Parameter Estimation for a Gaussian Distribution

Known errors

Suppose we have a set of $N$ values $\{x_{i}\}$ drawn from a Gaussian distribution with known errors $\sigma_{i}$. If $\{x_{i}\}$ are i.i.d., the likelihood of the entire data set is just the product of the likelihood for each particular value:

$$ p(\{x_i\}\,|\,\mu,\,I) = {\displaystyle \prod_{i=1}^{N}} \, \frac{1}{\sqrt{2\pi}\sigma_i} \mbox{exp}\Big(\frac{-(x_i-\mu)^2}{2\sigma_i^2}\Big) $$

If we take our prior to be uniform such that in the range $\mu_{min}<\mu<\mu_{max}$

$$p(\mu|I)=C,\hspace{1cm}$$

where $$C=(\mu_{max}-\mu_{min})^{-1}$$

then the posterior pdf for the parameter $\mu$ is

$$ p(\mu|\{x_i\}, \{\sigma_i\},I) = p(\{x_i\}|\mu,I)\,p(\mu|I)$$

and its logarithm is

$$ L_p\equiv\mbox{ln}[p(\mu|\{x_i\}, \{\sigma_i\},I)] = \mbox{constant} - {\displaystyle \sum_{i=1}^{N}} \frac{(x_i-\mu)^2}{2\sigma_i^2}$$

Maximizing the parameter $\mu$ via $dL_p/d\mu|_{\mu=\mu_0}=0$ gives

$$ \mu_0=\frac{\Sigma_{i=1}^{N}w_ix_i}{\Sigma_{i=1}^{N}w_i} $$

and the width of the posterior pdf for $\mu$ is

$$ \sigma_\mu=\Big(-\frac{d^2L_p}{d\mu^2}|_{\mu=\mu_0}\Big)^{-1/2}=\Big({\displaystyle \sum_i}w_i\Big)^{-1/2}$$

We see that using a flat prior gave us the same result as the maximum likelihood estimation. If we had assumed our errors were homoscedastic, this would just reduce to the standard result given by

$$ \mu_0=\frac{1}{N}{\displaystyle \sum_{i=1}^N}x_i$$

Conclusion: when errors are known, the posterior pdf for $\mu$ is Gaussian. What happens when $\sigma$ is unknown?

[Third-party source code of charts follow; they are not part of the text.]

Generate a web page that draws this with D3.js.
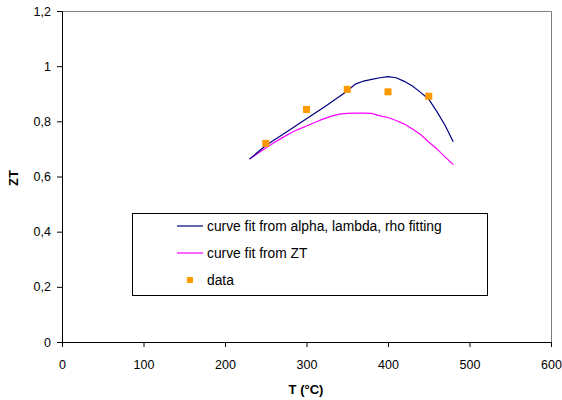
<!DOCTYPE html>
<html>
<head>
<meta charset="utf-8">
<script src="https://cdn.jsdelivr.net/npm/d3@7"></script>
<style>
  body { margin: 0; background: #fff; }
  text { font-family: "Liberation Sans", Arial, sans-serif; }
</style>
</head>
<body>
<div id="chart"></div>
<script>
// curve fit from alpha, lambda, rho fitting
const fitT = [230, 250, 275, 300, 325, 350, 360, 370, 380, 390, 400, 410, 420, 430, 440, 450, 460, 470, 480];
const fitZT = [0.663, 0.712, 0.760, 0.809, 0.858, 0.910, 0.935, 0.946, 0.952, 0.958, 0.962, 0.958, 0.945, 0.928, 0.905, 0.880, 0.835, 0.786, 0.726];

// curve fit from ZT
const ztT = [230, 240, 250, 260, 270, 280, 290, 300, 310, 320, 330, 340, 350, 360, 370, 380, 390, 400, 410, 420, 430, 440, 450, 460, 470, 480];
const ztZT = [0.663, 0.683, 0.703, 0.722, 0.740, 0.757, 0.771, 0.783, 0.796, 0.808, 0.818, 0.826, 0.829, 0.830, 0.830, 0.829, 0.820, 0.814, 0.803, 0.790, 0.772, 0.752, 0.725, 0.700, 0.671, 0.643];

// measured data
const dataT = [250, 300, 350, 400, 450];
const dataZT = [0.72, 0.843, 0.916, 0.907, 0.891];

const xTicks = [0, 100, 200, 300, 400, 500, 600];
const yTicks = [0, 0.2, 0.4, 0.6, 0.8, 1, 1.2];

const legendLabels = ["curve fit from alpha, lambda, rho fitting", "curve fit from ZT", "data"];
const colors = ["#000080", "#ff00ff", "#ff9900"];

const width = 562, height = 400;
const plotL = 62, plotR = 551, plotT = 11, plotB = 342;

const svg = d3.select("#chart").append("svg")
  .attr("width", width)
  .attr("height", height);

const x = d3.scaleLinear().domain([0, 600]).range([plotL, plotR]);
const y = d3.scaleLinear().domain([0, 1.2]).range([plotB, plotT]);

// plot area border (top and right, grey)
svg.append("path")
  .attr("d", `M${plotL},${plotT + 0.5}H${plotR + 0.5}V${plotB}`)
  .attr("fill", "none")
  .attr("stroke", "#808080")
  .attr("stroke-width", 1);

const fmt = d => String(d).replace(".", ",");

const xAxis = svg.append("g")
  .attr("transform", `translate(0,${plotB})`)
  .call(d3.axisBottom(x).tickValues(xTicks).tickSize(5).tickFormat(fmt));
const yAxis = svg.append("g")
  .attr("transform", `translate(${plotL},0)`)
  .call(d3.axisLeft(y).tickValues(yTicks).tickSize(5).tickFormat(fmt));

[xAxis, yAxis].forEach(a => {
  a.select(".domain").attr("stroke", "#000");
  a.selectAll(".tick line").attr("stroke", "#000");
  a.selectAll("text").attr("font-size", 12.5).attr("fill", "#000")
    .style("font-family", "'Liberation Sans', Arial, sans-serif");
});
xAxis.selectAll("text").attr("dy", "1.5em");
yAxis.selectAll("text").attr("x", -11);

// axis titles
svg.append("text")
  .attr("x", 306).attr("y", 394)
  .attr("text-anchor", "middle")
  .attr("font-size", 13).attr("font-weight", "bold")
  .text("T (°C)");
svg.append("text")
  .attr("transform", "translate(18,178) rotate(-90)")
  .attr("text-anchor", "middle")
  .attr("font-size", 13).attr("font-weight", "bold")
  .text("ZT");

const line = d3.line().x(d => x(d[0])).y(d => y(d[1]));

svg.append("path")
  .datum(d3.zip(ztT, ztZT))
  .attr("d", line)
  .attr("fill", "none")
  .attr("stroke", colors[1])
  .attr("stroke-width", 1.2);

svg.append("path")
  .datum(d3.zip(fitT, fitZT))
  .attr("d", line)
  .attr("fill", "none")
  .attr("stroke", colors[0])
  .attr("stroke-width", 1.2);

svg.selectAll("rect.pt")
  .data(d3.zip(dataT, dataZT))
  .enter()
  .append("rect")
  .attr("class", "pt")
  .attr("x", d => x(d[0]) - 3.5)
  .attr("y", d => y(d[1]) - 3.5)
  .attr("width", 7)
  .attr("height", 7)
  .attr("fill", colors[2]);

// legend
const legend = svg.append("g");
legend.append("rect")
  .attr("x", 132.5).attr("y", 213.5)
  .attr("width", 355).attr("height", 82)
  .attr("fill", "#fff")
  .attr("stroke", "#000");

const rowY = [226, 253, 280];
legendLabels.forEach((label, i) => {
  if (i < 2) {
    legend.append("line")
      .attr("x1", 177).attr("x2", 203)
      .attr("y1", rowY[i]).attr("y2", rowY[i])
      .attr("stroke", colors[i])
      .attr("stroke-width", 1.2);
  } else {
    legend.append("rect")
      .attr("x", 187).attr("y", rowY[i] - 3)
      .attr("width", 6).attr("height", 6)
      .attr("fill", colors[i]);
  }
  legend.append("text")
    .attr("x", 207).attr("y", rowY[i])
    .attr("dy", "0.35em")
    .attr("font-size", 13.8)
    .text(label);
});
</script>
</body>
</html>
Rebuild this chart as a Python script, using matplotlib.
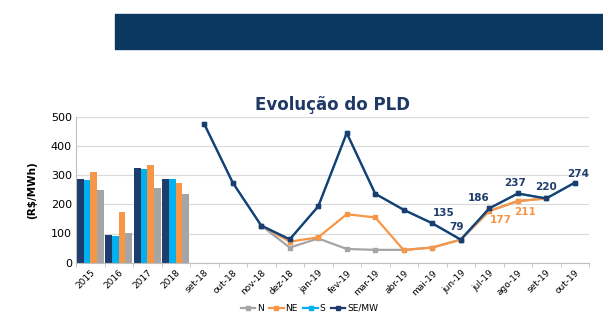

Unknown errors (two-dimentional posterior)

Now the $\sigma$ needs to be determined from the data. We can interpret $\sigma$ as the intrinsic spread of the measured quantity (assuming individual measurement errors are negligible) or we can equivalently say that all measurements have the same unknown precision.

When N is large, we can assume Gaussian uncertainty of $\mu$ with its width given by

$$ \sigma_{\bar{x}}=\frac{s}{\sqrt{N}} $$

For small N, however, the posterior pdf for $\mu$ follows a different distribution. To determine what this distribution is we first write likelihood

$$ p(\{x_i\}\,|\,\mu,\sigma,\,I) = {\displaystyle \prod_{i=1}^{N}} \, \frac{1}{\sqrt{2\pi}\sigma} \mbox{exp}\Big(\frac{-(x_i-\mu)^2}{2\sigma^2}\Big) $$

where $\sigma$ is unknown and homoscedastic. Assuming uniform priors for $\mu$ and $\sigma$,

$$ p(\mu, \sigma|I)\,\propto\,\frac{1}{\sigma} $$

we get (after some normalization)

$$ L_p = \mbox{constant} - (N+1)\,\mbox{ln}\sigma-{\displaystyle \sum_{i=1}^{N}} \frac{(x_i - \mu)^2}{2\sigma^2}$$

Making the substitution $V=N^{-1}\Sigma_{i=1}^{N}(x_i-\bar{x})^2$, the posterior becomes

$$ L_p = \mbox{constant} - (N+1)\,\mbox{ln}\sigma - \frac{N}{2\sigma^2}((\bar{x}-\mu)^2 + V)$$

$L_p$ is rewritten in terms of $(N, \bar{x}, V)$ because they fully capture the entire information content of the data set. They are called $\textit{sufficient}$ statistics for this reason.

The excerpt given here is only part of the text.